As is so often the case with members of our August House, Kaluma’s colleagues took the mantle and ran with it. “We are witnessing a lot of acrimony,” said Mogotio MP Daniel Tuitoek. “Every time one dies, the issue of sharing property becomes an issue, especially by ladies who want to be included in burial arrangements and property distribution.”

Tuitoek was referring to the tragic but mostly comical scenes that unfold in some funerals, when hitherto unknown families of the deceased suddenly appear out of the woodwork. Viewed in this lens, the change to the Succession Act, which President Uhuru Kenyatta signed into law a week ago, would effectively put an end to such shenanigans. But the motivation behind Kaluma’s proposal was “interesting”, to say the least. The words, “… while another one I met at a retreat somewhere…” introduce a whole other ingredient into the muddled soup that is marriage and property laws.

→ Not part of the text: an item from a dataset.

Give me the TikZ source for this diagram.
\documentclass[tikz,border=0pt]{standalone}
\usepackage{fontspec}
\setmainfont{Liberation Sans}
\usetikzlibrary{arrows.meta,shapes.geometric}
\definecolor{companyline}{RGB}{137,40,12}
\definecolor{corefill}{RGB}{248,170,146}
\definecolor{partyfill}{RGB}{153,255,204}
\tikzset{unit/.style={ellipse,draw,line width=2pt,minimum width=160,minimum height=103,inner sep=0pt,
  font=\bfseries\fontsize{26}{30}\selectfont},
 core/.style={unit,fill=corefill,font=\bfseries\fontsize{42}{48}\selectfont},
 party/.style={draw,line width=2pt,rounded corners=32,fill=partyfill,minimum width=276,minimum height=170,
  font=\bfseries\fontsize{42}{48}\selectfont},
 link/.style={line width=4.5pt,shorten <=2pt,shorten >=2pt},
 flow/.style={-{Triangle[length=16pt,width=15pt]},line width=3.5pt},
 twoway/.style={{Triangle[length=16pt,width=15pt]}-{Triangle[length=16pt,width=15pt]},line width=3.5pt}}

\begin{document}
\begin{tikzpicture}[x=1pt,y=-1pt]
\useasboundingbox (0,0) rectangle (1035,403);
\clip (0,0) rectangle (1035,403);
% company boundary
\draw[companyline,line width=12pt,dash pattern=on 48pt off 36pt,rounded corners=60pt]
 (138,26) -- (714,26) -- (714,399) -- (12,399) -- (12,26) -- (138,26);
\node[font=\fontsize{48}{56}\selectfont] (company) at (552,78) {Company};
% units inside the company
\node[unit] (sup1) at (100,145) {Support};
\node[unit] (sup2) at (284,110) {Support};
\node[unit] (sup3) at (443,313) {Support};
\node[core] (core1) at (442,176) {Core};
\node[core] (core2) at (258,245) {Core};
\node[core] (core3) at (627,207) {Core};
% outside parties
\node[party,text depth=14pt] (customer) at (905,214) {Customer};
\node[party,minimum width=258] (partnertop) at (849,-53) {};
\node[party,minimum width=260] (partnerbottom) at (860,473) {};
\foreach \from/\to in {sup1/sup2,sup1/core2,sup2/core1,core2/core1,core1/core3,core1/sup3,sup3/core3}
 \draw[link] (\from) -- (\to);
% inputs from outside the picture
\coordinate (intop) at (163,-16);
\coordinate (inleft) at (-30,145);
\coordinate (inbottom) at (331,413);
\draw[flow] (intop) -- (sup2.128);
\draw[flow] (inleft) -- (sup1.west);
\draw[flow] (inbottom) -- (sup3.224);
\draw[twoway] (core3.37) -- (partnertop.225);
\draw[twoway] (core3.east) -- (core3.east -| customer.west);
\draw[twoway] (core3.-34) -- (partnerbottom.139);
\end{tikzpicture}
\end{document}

That the MP would be bold enough to mention in the same breath both a wife and “another” with whom one might cavort, and no one batted an eyelid, is very telling, and honesty, quite disturbing. Adultery, considered a “voluntary sexual intercourse between a married person and someone other than the lawful spouse”, is not a crime in Kenya. But under Section 65 of the Marriage Act, a person contracted in a Christian marriage can seek a divorce on “one or more acts of adultery committed by the other party”. Muddled soup, indeed!

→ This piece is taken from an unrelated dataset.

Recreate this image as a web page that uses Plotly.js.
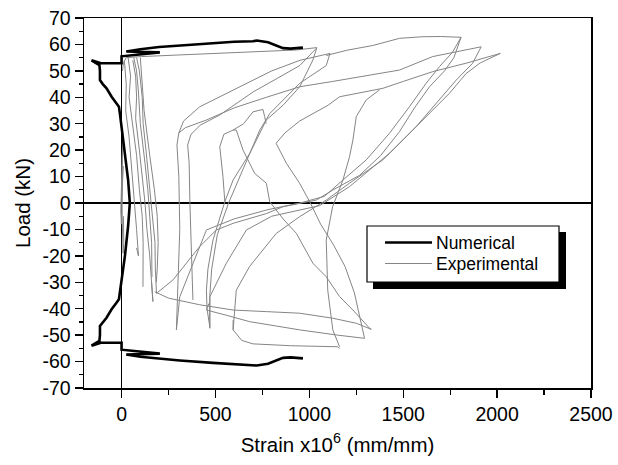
<!DOCTYPE html>
<html>
<head>
<meta charset="utf-8">
<script src="https://cdn.plot.ly/plotly-3.0.1.min.js"></script>
<style>html,body{margin:0;padding:0;background:#fff;}#chart{width:618px;height:465px;}</style>
</head>
<body>
<div id="chart"></div>
<script>
// Numerical (thick black) curve
var numX = [966,930,900,860,830,780,720,700,600,487,310,200,100,25,204,0,0,-110,-160,-118,-115,-115,-100,-80,-53,-27,-14,-9,0,18,35,44,
            35,18,0,-9,-14,-27,-53,-80,-100,-115,-115,-118,-160,-110,0,0,204,25,100,200,310,487,600,700,720,780,830,860,900,930,966];
var numY = [58.8,58.5,58.4,58.6,59.5,60.8,61.5,61.2,61,60.5,59.6,59,58.2,57.3,57,55.5,52.9,52.9,54,52.2,50,46.5,45,43.4,40.2,37.7,36.4,33.9,28.9,20,8.7,0,
            -8.7,-20,-28.9,-33.9,-36.4,-37.7,-40.2,-43.4,-45,-46.5,-50,-52.2,-54,-52.9,-52.9,-55.5,-57,-57.3,-58.2,-59,-59.6,-60.5,-61,-61.3,-61.5,-60.8,-59.5,-58.6,-58.4,-58.5,-58.8];

// Experimental (thin grey) curves, segments separated by null
var expX = [
  0,2,4,6,3,-2,-4,-1,2,5,8,4,0, null,
  0,2,5,8,12,10, null,
  15,25,22,40,55,70,80,90,80, null,
  35,48,40,60,80,95,110,115,115,114, null,
  60,75,80,75,95,110,125,135,150,167,160, null,
  80,95,110,115,130,150,165,178,180,186, null,
  65,80,90,100,125,140,150,160,162, null,
  100,105,120,150,175,190,195,190,185, null,
  5,10,25,106,300,487,700,931,1040,1019,949,860,771,683,594,550,487,460,452,455,470, null,
  1110,1090,949,790,736,683,620,570,510,480,470,470, null,
  292,300,310,305,295,305,340,452,600,771,950,1125,1300,1480,1657,1915, null,
  380,372,364,360,352,370,420,523,700,850,949,1037, null,
  305,330,416,600,800,950,1110, null,
  1090,1200,1338,1480,1600,1700,1808, null,
  292,310,381,452,600,780,950,1080,1179,1303,1427,1533,1622,1693,1762,1808, null,
  470,470,558,665,800,950,1055,1214,1427,1569,1693,1782,1870,1915, null,
  594,611,682,824,948,1090,1214,1391,1516,1657,1746,1835,1910,2017, null,
  186,274,416,505,594,771,860,1037,1125,1268,1380,1480,1560,1640,1720,1770,1808, null,
  550,540,523,545,594,650,700,753,762,770, null,
  594,611,647,709,771,789,860,931,1019,1090,1161,1232,1321,1330, null,
  1294,1270,1240,1190,1130,1060,1002,948,878,823,870,948,1100,1161,1250,1392,1500,1657,1835,2017, null,
  1374,1340,1303,1250,1232,1214,1179,1124,1090,1098,1125,1161, null,
  177,250,416,594,771,948,1125,1250,1330, null,
  465,452,560,682,820,948,1150,1294, null,
  594,594,640,700,900,1152,1161
];
var expY = [
  0,8,18,23,15,5,-3,-8,0,12,14,8,0, null,
  5,-5,-12,-19,-15,-5, null,
  54,45,35,25,12,0,-10,-20,-17, null,
  55,48,40,30,18,5,-5,-15,-25,-31.7, null,
  54,48,40,32,20,10,0,-10,-20,-37.3,-30, null,
  55,50,40,30,20,5,-5,-15,-25,-34.2, null,
  55,50,42,30,15,5,-5,-15,-28, null,
  55,50,35,18,5,-5,-15,-25,-30, null,
  50,53,55,55.4,56,56.6,57.2,57.9,58.8,54.1,44,37,31.4,18.8,8.7,0.5,-14,-25,-33,-40,-46.8, null,
  56.6,52,45.3,33.9,27.6,18.8,8,0,-12,-25,-35,-47.4, null,
  -48,-30,-10,10,22,26.5,28.5,31.4,36,40,44,46,48,50.3,55.4,59.1, null,
  -36.7,-20,0,15,22,26,29.5,33.3,42,48,52,58.5, null,
  26.5,31,36.4,43,50,54,56.6, null,
  55.8,57.8,59.6,62.3,62.9,63,62.7, null,
  -48,-35.5,-22.8,-10.2,-6,-2.5,0,2.5,8.7,16.3,26.4,36.4,45.3,51.6,57,62.7, null,
  -47.4,-35.5,-22.8,-10.2,-5,-2.5,-1,6.2,18.8,28.9,39,46.5,52.9,59.1, null,
  -48,-33,-24,-11.5,-5.2,1.1,7.5,16.3,25.1,35.2,41.5,49,53,56.6, null,
  -34.2,-29.1,-16.5,-10.2,-7.7,-4,-1.4,1.1,4.9,10.5,18,27,36,44,50,55,62.7, null,
  0.5,10,21.3,26,27.6,30,34.5,35.4,32.7,30, null,
  27.6,27.6,20,11.2,7.5,0.5,-6,-11.5,-22.8,-27.9,-35.4,-40.5,-47.4,-47.8, null,
  -51.2,-43,-34,-24,-16,-8,0.5,7.5,15,22.6,26.5,31,37,40.2,41.5,43.4,46,49.7,52.9,56.6, null,
  42.8,41,39,32.7,23.8,17.5,8.7,-1.4,-14,-33,-48,-54.4, null,
  -33.6,-36,-38.5,-40.5,-41.1,-41.7,-43.6,-45.5,-47.8, null,
  -38,-40.5,-42.5,-44.9,-46.5,-48,-50,-51.2, null,
  -44.3,-48,-52,-53.3,-54,-54.4,-55
];

var xTickVals = [0,500,1000,1500,2000,2500];
var xTickText = ['0','500','1000','1500','2000','2500'];
var yTickVals = [-70,-60,-50,-40,-30,-20,-10,0,10,20,30,40,50,60,70];
var yTickText = ['-70','-60','-50','-40','-30','-20','-10','0','10','20','30','40','50','60','70'];
var xMinorVals = [-250,250,750,1250,1750,2250];
var xTopVals = [250,500,750,1000,1250,1500,1750,2000,2250];
var yMinorVals = [-65,-55,-45,-35,-25,-15,-5,5,15,25,35,45,55,65];

var seriesNames = ['Numerical', 'Experimental'];
var seriesColors = ['#000000', '#858585'];
var seriesWidths = [2.6, 1];

var FONT = 'Liberation Sans, Arial, sans-serif';

var traces = [
  {x: expX, y: expY, mode: 'lines', name: seriesNames[1], connectgaps: false,
   line: {color: seriesColors[1], width: seriesWidths[1]}, showlegend: false},
  {x: numX, y: numY, mode: 'lines', name: seriesNames[0],
   line: {color: seriesColors[0], width: seriesWidths[0]}, showlegend: false}
];

// legend box (paper coordinates from plot-area pixels)
var L = 84, W = 507, B = 388, H = 370;
function px(v) { return (v - L) / W; }
function py(v) { return (B - v) / H; }

var shapes = [
  {type: 'rect', xref: 'paper', yref: 'paper', layer: 'above',
   x0: px(373), x1: px(566), y0: py(289), y1: py(232), fillcolor: '#000', line: {width: 0}},
  {type: 'rect', xref: 'paper', yref: 'paper', layer: 'above',
   x0: px(367), x1: px(559), y0: py(282), y1: py(226), fillcolor: '#fff', line: {color: '#000', width: 1.2}},
  {type: 'line', xref: 'paper', yref: 'paper', layer: 'above',
   x0: px(385), x1: px(432), y0: py(242.5), y1: py(242.5), line: {color: seriesColors[0], width: 2.6}},
  {type: 'line', xref: 'paper', yref: 'paper', layer: 'above',
   x0: px(385), x1: px(432), y0: py(263.5), y1: py(263.5), line: {color: seriesColors[1], width: 1}}
];
var annotations = [
  {xref: 'paper', yref: 'paper', x: px(434), y: py(242.5), xanchor: 'left', yanchor: 'middle',
   text: seriesNames[0], showarrow: false, font: {family: FONT, size: 17.5, color: '#000'}},
  {xref: 'paper', yref: 'paper', x: px(434), y: py(263.5), xanchor: 'left', yanchor: 'middle',
   text: seriesNames[1], showarrow: false, font: {family: FONT, size: 17.5, color: '#000'}}
];

var layout = {
  width: 618, height: 465,
  margin: {l: 84, r: 27, t: 18, b: 77},
  paper_bgcolor: '#ffffff', plot_bgcolor: '#ffffff',
  font: {family: FONT, color: '#000', size: 18},
  showlegend: false,
  xaxis: {range: [-200, 2500], tickmode: 'array', tickvals: xTickVals, ticktext: xTickText,
          ticks: 'outside', ticklen: 8, tickwidth: 1.3, tickcolor: '#000',
          minor: {tickmode: 'array', tickvals: xMinorVals, ticks: 'outside', ticklen: 5, tickwidth: 1.3, tickcolor: '#000'},
          showline: true, linecolor: '#000', linewidth: 1.5, mirror: true,
          showgrid: false, zeroline: true, zerolinecolor: '#000', zerolinewidth: 1.2,
          tickfont: {family: FONT, size: 19.5},
          title: {text: 'Strain x10<sup>6</sup> (mm/mm)', font: {family: FONT, size: 20.5}, standoff: 13},
          automargin: false},
  yaxis: {range: [-70, 70], tickmode: 'array', tickvals: yTickVals, ticktext: yTickText,
          ticks: 'outside', ticklen: 8, tickwidth: 1.3, tickcolor: '#000',
          minor: {tickmode: 'array', tickvals: yMinorVals, ticks: 'outside', ticklen: 4, tickwidth: 1.3, tickcolor: '#000'},
          showline: true, linecolor: '#000', linewidth: 1.5, mirror: true,
          showgrid: false, zeroline: true, zerolinecolor: '#000', zerolinewidth: 1.2,
          tickfont: {family: FONT, size: 19.5},
          title: {text: 'Load (kN)', font: {family: FONT, size: 20.5}, standoff: 6},
          automargin: false},
  xaxis2: {overlaying: 'x', anchor: 'y', side: 'top', range: [-200, 2500],
           tickmode: 'array', tickvals: xTopVals, ticks: 'inside', ticklen: 7, tickwidth: 1.3, tickcolor: '#000',
           showticklabels: false, showline: false, showgrid: false, zeroline: false},
  yaxis2: {overlaying: 'y', anchor: 'x', side: 'right', range: [-70, 70],
           tickmode: 'array', tickvals: yTickVals, ticks: 'inside', ticklen: 8, tickwidth: 1.3, tickcolor: '#000',
           minor: {tickmode: 'array', tickvals: yMinorVals, ticks: 'inside', ticklen: 4, tickwidth: 1.3, tickcolor: '#000'},
           showticklabels: false, showline: false, showgrid: false, zeroline: false},
  shapes: shapes,
  annotations: annotations
};

Plotly.newPlot('chart', traces, layout, {staticPlot: true, displayModeBar: false});
</script>
</body>
</html>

It is not equitable that one person, that is, the woman, should be saddled with worries of the possible consequences of a tryst, while the man indulges under partial protection of the law

UNZIPPED POTENTIAL

If this new law does not greenlight cheating with impunity, I wonder what does. Taken per se, it could be seen as bringing much-needed relief to grieving widows, and that’s a good thing. However, to the spouses whose husbands are still breathing, it does nothing to curtail sleepless nights spent wondering what mischief their amorous spouses are up to on their long business trips. Or retreats. But not to worry, dear wives. As Tuitoek promises, no other “ladies who want to be included in burial arrangements and property distribution” will show up on the day your Casanova descends six feet under.

For as long as there have been celebrities, claims of entrapment by pernicious admirers have abounded. The same admirers who later show up at burials totting toddler copies of the dearly departed. One could argue that this is good enough motivation for such an amendment and with the stroke of a left-handed pen, the President put a pause on a tonne of these machinations. Nevertheless, like the promissory wonder of a land of milk and honey, it only guarantees bliss to the bereaved only once “death do us part”. As it is, philanderers can keep their ways without worries of humiliating repercussions on their last days above ground.

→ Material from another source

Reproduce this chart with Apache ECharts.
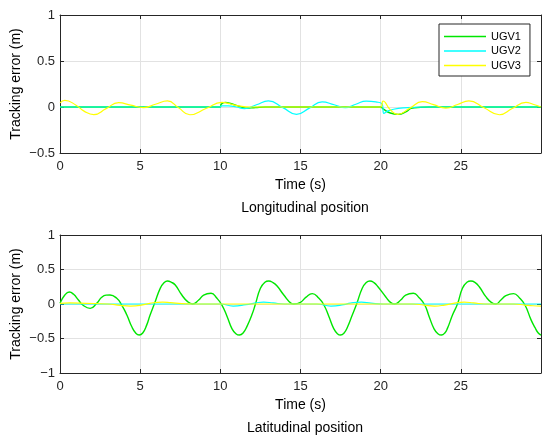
<!DOCTYPE html>
<html>
<head>
<meta charset="utf-8">
<script src="https://cdn.jsdelivr.net/npm/echarts@6.0.0/dist/echarts.min.js"></script>
<style>
  html, body { margin: 0; padding: 0; background: #fff; }
  #main { width: 550px; height: 440px; }
</style>
</head>
<body>
<div id="main"></div>
<script>
// series names
var names = ['UGV1', 'UGV2', 'UGV3'];

// longitudinal tracking error (top panel)
var lonTimeG = [0, 10, 10.05, 10.3, 10.7, 11.2, 11.6, 12.2, 12.8, 20, 20.15, 20.6, 21.1, 21.6, 21.9, 22.5, 23, 30];
var lonUgv1  = [0, 0, 0.03, 0.05, 0.035, 0.005, -0.012, -0.005, 0, 0, -0.02, -0.065, -0.08, -0.05, -0.015, -0.003, 0, 0];

var lonTimeC = [0, 10, 10.05, 10.5, 11.0, 11.5, 12.25, 13.0, 13.9, 14.75, 15.55, 16.35, 17.1, 17.8, 18.45, 19.1, 19.7, 20.1, 20.2, 20.5, 21.1, 22, 23, 30];
var lonUgv2  = [0, 0, 0.012, 0.012, 0.0, -0.018, 0.024, 0.066, -0.007, -0.08, -0.012, 0.055, 0.024, -0.007, 0.03, 0.064, 0.055, 0.03, -0.07, -0.04, -0.015, -0.005, 0, 0];

var lonTimeY = [0, 0.3, 1.0, 1.5, 2.1, 2.875, 3.65, 4.42, 5.2, 5.95, 6.7, 7.4, 8.1, 9.1, 10.1, 10.6, 11.1, 11.6, 12.2, 20, 20.15, 20.6, 21.05, 21.8, 22.6, 23.3, 24.06, 24.8, 25.5, 26.45, 27.4, 28.2, 29.06, 29.5, 30];
var lonUgv3  = [0.045, 0.072, 0.02, -0.045, -0.083, -0.018, 0.047, 0.02, -0.007, 0.03, 0.066, -0.009, -0.084, -0.017, 0.05, 0.035, 0.012, 0.002, 0, 0, 0.065, -0.03, -0.08, -0.015, 0.058, 0.025, -0.012, 0.027, 0.066, -0.009, -0.084, -0.017, 0.05, 0.03, 0];

// latitudinal tracking error (bottom panel)
var latTimeG = [0, 0.3, 0.58, 0.85, 1.15, 1.42, 1.88, 2.29, 2.6, 2.87, 3.12, 3.54, 3.85,
                4.17, 4.48, 4.72, 4.94, 5.16, 5.4, 5.62, 5.9, 6.25, 6.5, 6.7, 6.95, 7.19, 7.6, 7.96, 8.27,
                8.65, 8.96, 9.42, 9.79, 10.1,
                10.42, 10.73, 10.97, 11.19, 11.42, 11.67, 11.98, 12.19, 12.5, 12.78, 13.02, 13.28, 13.54, 13.96, 14.42, 14.58,
                15.0, 15.35, 15.73, 16.15, 16.46,
                16.77, 17.08, 17.3, 17.5, 17.72, 17.92, 18.23, 18.5, 18.85, 19.1, 19.33, 19.58, 19.83, 20.31, 20.63, 20.88,
                21.25, 21.56, 22.04, 22.4, 22.75,
                23.02, 23.33, 23.57, 23.79, 24.0, 24.17, 24.48, 24.79, 25.1, 25.38, 25.63, 25.9, 26.15, 26.56, 26.92, 27.19,
                27.5, 27.81, 28.29, 28.65, 29.0, 29.38, 29.62, 29.83, 30];
var latUgv1  = [0.01, 0.13, 0.174, 0.14, 0.058, -0.015, -0.063, 0.01, 0.097, 0.128, 0.13, 0.082, -0.015,
                -0.16, -0.33, -0.42, -0.45, -0.42, -0.31, -0.16, 0.01, 0.227, 0.31, 0.333, 0.315, 0.275, 0.13, 0.034, 0,
                0.058, 0.13, 0.155, 0.082, -0.015,
                -0.18, -0.36, -0.43, -0.45, -0.42, -0.32, -0.15, 0, 0.227, 0.315, 0.333, 0.31, 0.26, 0.13, 0.01, 0,
                0.024, 0.1, 0.15, 0.082, -0.015,
                -0.18, -0.36, -0.43, -0.45, -0.42, -0.34, -0.16, 0, 0.227, 0.31, 0.333, 0.31, 0.25, 0.106, 0.02, 0,
                0.058, 0.13, 0.155, 0.09, -0.015,
                -0.18, -0.36, -0.43, -0.45, -0.42, -0.35, -0.16, 0, 0.227, 0.315, 0.333, 0.31, 0.25, 0.106, 0.02, 0,
                0.058, 0.12, 0.15, 0.09, -0.015, -0.23, -0.34, -0.42, -0.45];

var latTimeC = [0, 10.0, 10.8, 11.6, 12.2, 12.7, 13.3, 14.0, 16.0, 16.9, 17.7, 18.1, 18.8, 19.4, 20.2, 30];
var latUgv2  = [0, 0, -0.03, -0.01, 0.015, 0.028, 0.015, 0, 0, -0.03, -0.01, 0.012, 0.028, 0.012, 0, 0];

var latTimeY = [0, 0.6, 1.6, 3.0, 3.75, 4.4, 5.0, 5.6, 6.4, 6.9, 7.6, 8.3, 22.0, 22.7, 23.35, 24.0, 24.6, 25.2, 25.8, 26.5, 28.3, 29.0, 29.5, 30];
var latUgv3  = [0.01, 0.015, 0.01, 0, -0.02, -0.03, -0.02, 0.01, 0.028, 0.02, 0.005, 0, 0, -0.015, -0.03, -0.015, 0.012, 0.028, 0.015, 0, 0, -0.015, -0.025, -0.03];

var colors = ['#00e600', '#00ffff', '#ffff00'];
var widths = [1.4, 1.2, 1.2];

var axisColor = '#262626';
var gridColor = '#e2e2e2';
var font = '"Liberation Sans", Arial, Helvetica, sans-serif';

function pairs(t, v) {
    return t.map(function (x, i) { return [x, v[i]]; });
}
function minus(v) {
    return String(v).replace('-', '\u2212');
}

function xAxes(g) {
    return [{
        type: 'value', gridIndex: g, min: 0, max: 30, interval: 5,
        name: 'Time (s)', nameLocation: 'middle', nameGap: 25, nameMoveOverlap: false,
        nameTextStyle: { fontSize: 14, color: '#000', fontFamily: font },
        axisLine: { show: true, onZero: false, lineStyle: { color: axisColor } },
        axisTick: { show: true, inside: true, length: 4, lineStyle: { color: axisColor } },
        axisLabel: { showMaxLabel: false, fontSize: 13, color: axisColor, margin: 7, fontFamily: font },
        splitLine: { show: true, lineStyle: { color: gridColor } }
    }, {
        type: 'value', gridIndex: g, min: 0, max: 30, interval: 5, position: 'top',
        axisLine: { show: true, onZero: false, lineStyle: { color: axisColor } },
        axisTick: { show: true, inside: true, length: 4, lineStyle: { color: axisColor } },
        axisLabel: { show: false },
        splitLine: { show: false }
    }];
}

function yAxes(g, lo) {
    return [{
        type: 'value', gridIndex: g, min: lo, max: 1, interval: 0.5,
        name: 'Tracking error (m)', nameLocation: 'middle', nameGap: 37, nameMoveOverlap: false,
        nameTextStyle: { fontSize: 14, color: '#000', fontFamily: font },
        axisLine: { show: true, onZero: false, lineStyle: { color: axisColor } },
        axisTick: { show: true, inside: true, length: 4, lineStyle: { color: axisColor } },
        axisLabel: { fontSize: 13, color: axisColor, margin: 5, fontFamily: font, formatter: minus },
        splitLine: { show: true, lineStyle: { color: gridColor } }
    }, {
        type: 'value', gridIndex: g, min: lo, max: 1, interval: 0.5, position: 'right',
        axisLine: { show: true, onZero: false, lineStyle: { color: axisColor } },
        axisTick: { show: true, inside: true, length: 4, lineStyle: { color: axisColor } },
        axisLabel: { show: false },
        splitLine: { show: false }
    }];
}

function line(i, axis, t, v) {
    return {
        name: names[i], type: 'line', xAxisIndex: axis, yAxisIndex: axis,
        data: pairs(t, v), smooth: 0.5, symbol: 'none',
        lineStyle: { color: colors[i], width: widths[i] },
        itemStyle: { color: colors[i] }
    };
}

var chart = echarts.init(document.getElementById('main'));
chart.setOption({
    animation: false,
    backgroundColor: '#fff',
    title: [
        { text: 'Longitudinal position', left: 300, top: 196, textAlign: 'center',
          textStyle: { fontSize: 14, fontWeight: 'normal', color: '#000', fontFamily: font } },
        { text: 'Latitudinal position', left: 300, top: 416, textAlign: 'center',
          textStyle: { fontSize: 14, fontWeight: 'normal', color: '#000', fontFamily: font } }
    ],
    legend: {
        data: names, orient: 'vertical', left: 439, top: 24,
        icon: 'rect', itemWidth: 42, itemHeight: 1.5, itemGap: 3.5, padding: [7, 9, 5, 5],
        backgroundColor: '#fff', borderColor: axisColor, borderWidth: 1,
        selectedMode: false,
        textStyle: { fontSize: 11, color: '#000', fontFamily: font }
    },
    grid: [
        { left: 60, top: 15, width: 481, height: 138, outerBoundsMode: 'none' },
        { left: 60, top: 235, width: 481, height: 138, outerBoundsMode: 'none' }
    ],
    xAxis: xAxes(0).concat(xAxes(1)),
    yAxis: yAxes(0, -0.5).concat(yAxes(1, -1)),
    series: [
        line(0, 0, lonTimeG, lonUgv1),
        line(1, 0, lonTimeC, lonUgv2),
        line(2, 0, lonTimeY, lonUgv3),
        line(0, 2, latTimeG, latUgv1),
        line(1, 2, latTimeC, latUgv2),
        line(2, 2, latTimeY, latUgv3)
    ]
});
</script>
</body>
</html>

Entrapment machinations or not, “voluntary sexual intercourse” infers willingness on both parties. It is not equitable that one person, that is, the woman, should be saddled with worries of the possible consequences of a tryst, while the man indulges under partial protection of the law. At the very least, if the law had criminalised adultery, it would have made sense since it would keep any party from profiting from the proceeds of such an unlawful act. This would keep both parties on their ethical toes.

Better yet, flip the situation and allow clandestine lovers immediate access to common property. Now, that’s a thought that would keep most men from reaching for their zippers. Or bra clips, for propertied women. Granted, it would only afford restful nights to the few mates married to spouses with considerable guilt consciences, but it would go much further in mending the gaping holes in our torn moral fabric.

In his support for the bill, Sirisia MP John Waluke said, “Love is always blind. Somebody can make love with a woman, and the property will go, and children will be left empty-handed.” A better statement would have been, “Love is always blind. Somebody can make love with a woman, and end up in jail. The property will go to the wife and children, and he will be left empty-handed.”